Work to complete: Copy the data precisely, character for character, and leave out every picture.

__________________________________________________

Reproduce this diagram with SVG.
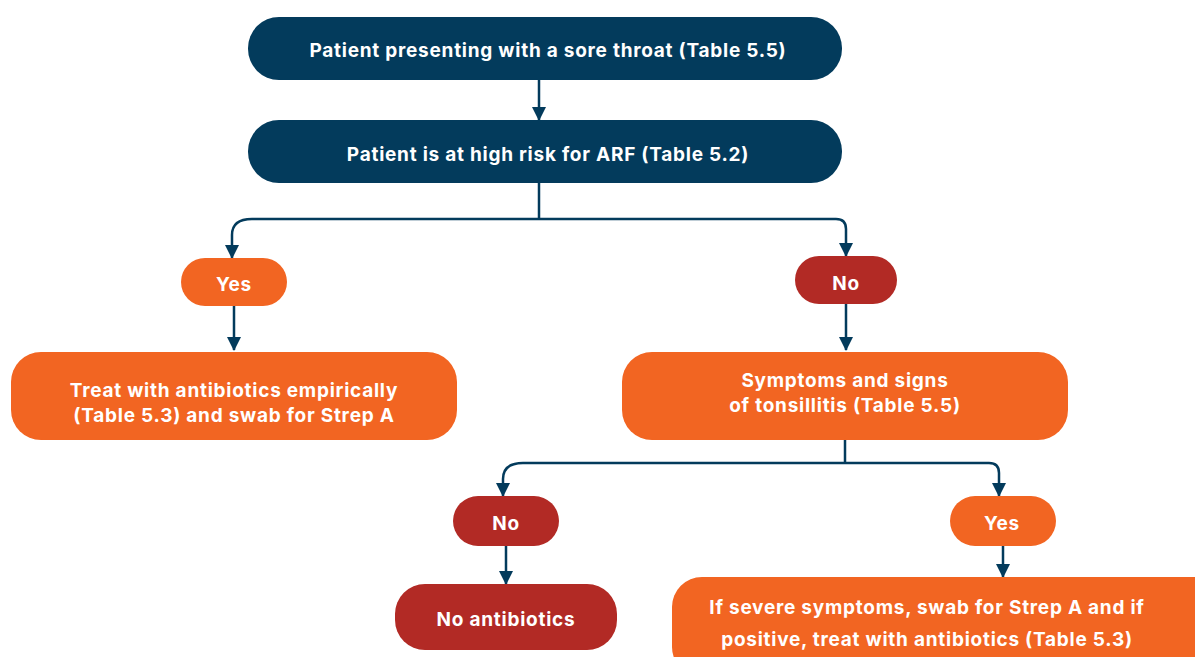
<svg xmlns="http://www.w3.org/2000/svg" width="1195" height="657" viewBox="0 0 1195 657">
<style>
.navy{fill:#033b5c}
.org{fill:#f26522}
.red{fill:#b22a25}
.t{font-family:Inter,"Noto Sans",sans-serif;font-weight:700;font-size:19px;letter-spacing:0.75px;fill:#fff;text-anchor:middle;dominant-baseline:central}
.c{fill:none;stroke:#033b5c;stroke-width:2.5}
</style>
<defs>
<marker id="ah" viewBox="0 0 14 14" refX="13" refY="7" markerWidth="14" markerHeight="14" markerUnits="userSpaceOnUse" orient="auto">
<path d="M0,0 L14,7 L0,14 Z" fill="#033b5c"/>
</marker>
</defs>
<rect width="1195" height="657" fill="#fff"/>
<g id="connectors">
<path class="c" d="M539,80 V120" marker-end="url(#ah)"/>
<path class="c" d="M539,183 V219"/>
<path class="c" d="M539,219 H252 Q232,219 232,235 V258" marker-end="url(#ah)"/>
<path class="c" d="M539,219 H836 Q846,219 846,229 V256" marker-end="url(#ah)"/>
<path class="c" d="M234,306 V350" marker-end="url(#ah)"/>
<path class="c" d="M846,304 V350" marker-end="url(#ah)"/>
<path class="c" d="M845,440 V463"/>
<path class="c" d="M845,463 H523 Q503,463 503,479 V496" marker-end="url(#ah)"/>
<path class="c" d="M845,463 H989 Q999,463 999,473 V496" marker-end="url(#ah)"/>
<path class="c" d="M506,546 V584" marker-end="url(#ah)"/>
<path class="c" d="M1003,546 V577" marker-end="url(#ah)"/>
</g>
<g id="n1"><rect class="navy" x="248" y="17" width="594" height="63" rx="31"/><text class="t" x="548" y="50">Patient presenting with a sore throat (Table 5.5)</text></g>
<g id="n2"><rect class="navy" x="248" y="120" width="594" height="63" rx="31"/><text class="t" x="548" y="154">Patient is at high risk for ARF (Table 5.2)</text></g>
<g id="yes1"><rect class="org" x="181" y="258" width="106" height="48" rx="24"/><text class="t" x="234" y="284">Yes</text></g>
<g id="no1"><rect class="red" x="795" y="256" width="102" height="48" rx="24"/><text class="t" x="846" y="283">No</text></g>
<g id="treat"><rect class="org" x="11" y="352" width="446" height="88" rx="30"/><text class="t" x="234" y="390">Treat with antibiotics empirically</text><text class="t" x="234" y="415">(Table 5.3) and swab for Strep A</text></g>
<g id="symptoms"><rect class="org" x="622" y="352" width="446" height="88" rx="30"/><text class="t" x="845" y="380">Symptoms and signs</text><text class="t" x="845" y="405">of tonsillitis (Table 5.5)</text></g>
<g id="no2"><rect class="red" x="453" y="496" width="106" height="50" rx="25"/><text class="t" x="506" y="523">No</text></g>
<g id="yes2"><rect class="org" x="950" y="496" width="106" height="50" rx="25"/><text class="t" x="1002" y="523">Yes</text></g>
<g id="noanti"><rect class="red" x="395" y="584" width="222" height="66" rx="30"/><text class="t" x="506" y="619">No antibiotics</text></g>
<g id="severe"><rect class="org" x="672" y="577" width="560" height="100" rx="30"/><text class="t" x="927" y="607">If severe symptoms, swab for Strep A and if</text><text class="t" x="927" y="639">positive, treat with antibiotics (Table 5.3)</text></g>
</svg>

__________________________________________________

Solution below:
Reproduce this diagram with SVG.
<svg xmlns="http://www.w3.org/2000/svg" width="1195" height="657" viewBox="0 0 1195 657">
<style>
.navy{fill:#033b5c}
.org{fill:#f26522}
.red{fill:#b22a25}
.t{font-family:Inter,"Noto Sans",sans-serif;font-weight:700;font-size:19px;letter-spacing:0.75px;fill:#fff;text-anchor:middle;dominant-baseline:central}
.c{fill:none;stroke:#033b5c;stroke-width:2.5}
</style>
<defs>
<marker id="ah" viewBox="0 0 14 14" refX="13" refY="7" markerWidth="14" markerHeight="14" markerUnits="userSpaceOnUse" orient="auto">
<path d="M0,0 L14,7 L0,14 Z" fill="#033b5c"/>
</marker>
</defs>
<rect width="1195" height="657" fill="#fff"/>
<g id="connectors">
<path class="c" d="M539,80 V120" marker-end="url(#ah)"/>
<path class="c" d="M539,183 V219"/>
<path class="c" d="M539,219 H252 Q232,219 232,235 V258" marker-end="url(#ah)"/>
<path class="c" d="M539,219 H836 Q846,219 846,229 V256" marker-end="url(#ah)"/>
<path class="c" d="M234,306 V350" marker-end="url(#ah)"/>
<path class="c" d="M846,304 V350" marker-end="url(#ah)"/>
<path class="c" d="M845,440 V463"/>
<path class="c" d="M845,463 H523 Q503,463 503,479 V496" marker-end="url(#ah)"/>
<path class="c" d="M845,463 H989 Q999,463 999,473 V496" marker-end="url(#ah)"/>
<path class="c" d="M506,546 V584" marker-end="url(#ah)"/>
<path class="c" d="M1003,546 V577" marker-end="url(#ah)"/>
</g>
<g id="n1"><rect class="navy" x="248" y="17" width="594" height="63" rx="31"/><text class="t" x="548" y="50">Patient presenting with a sore throat (Table 5.5)</text></g>
<g id="n2"><rect class="navy" x="248" y="120" width="594" height="63" rx="31"/><text class="t" x="548" y="154">Patient is at high risk for ARF (Table 5.2)</text></g>
<g id="yes1"><rect class="org" x="181" y="258" width="106" height="48" rx="24"/><text class="t" x="234" y="284">Yes</text></g>
<g id="no1"><rect class="red" x="795" y="256" width="102" height="48" rx="24"/><text class="t" x="846" y="283">No</text></g>
<g id="treat"><rect class="org" x="11" y="352" width="446" height="88" rx="30"/><text class="t" x="234" y="390">Treat with antibiotics empirically</text><text class="t" x="234" y="415">(Table 5.3) and swab for Strep A</text></g>
<g id="symptoms"><rect class="org" x="622" y="352" width="446" height="88" rx="30"/><text class="t" x="845" y="380">Symptoms and signs</text><text class="t" x="845" y="405">of tonsillitis (Table 5.5)</text></g>
<g id="no2"><rect class="red" x="453" y="496" width="106" height="50" rx="25"/><text class="t" x="506" y="523">No</text></g>
<g id="yes2"><rect class="org" x="950" y="496" width="106" height="50" rx="25"/><text class="t" x="1002" y="523">Yes</text></g>
<g id="noanti"><rect class="red" x="395" y="584" width="222" height="66" rx="30"/><text class="t" x="506" y="619">No antibiotics</text></g>
<g id="severe"><rect class="org" x="672" y="577" width="560" height="100" rx="30"/><text class="t" x="927" y="607">If severe symptoms, swab for Strep A and if</text><text class="t" x="927" y="639">positive, treat with antibiotics (Table 5.3)</text></g>
</svg>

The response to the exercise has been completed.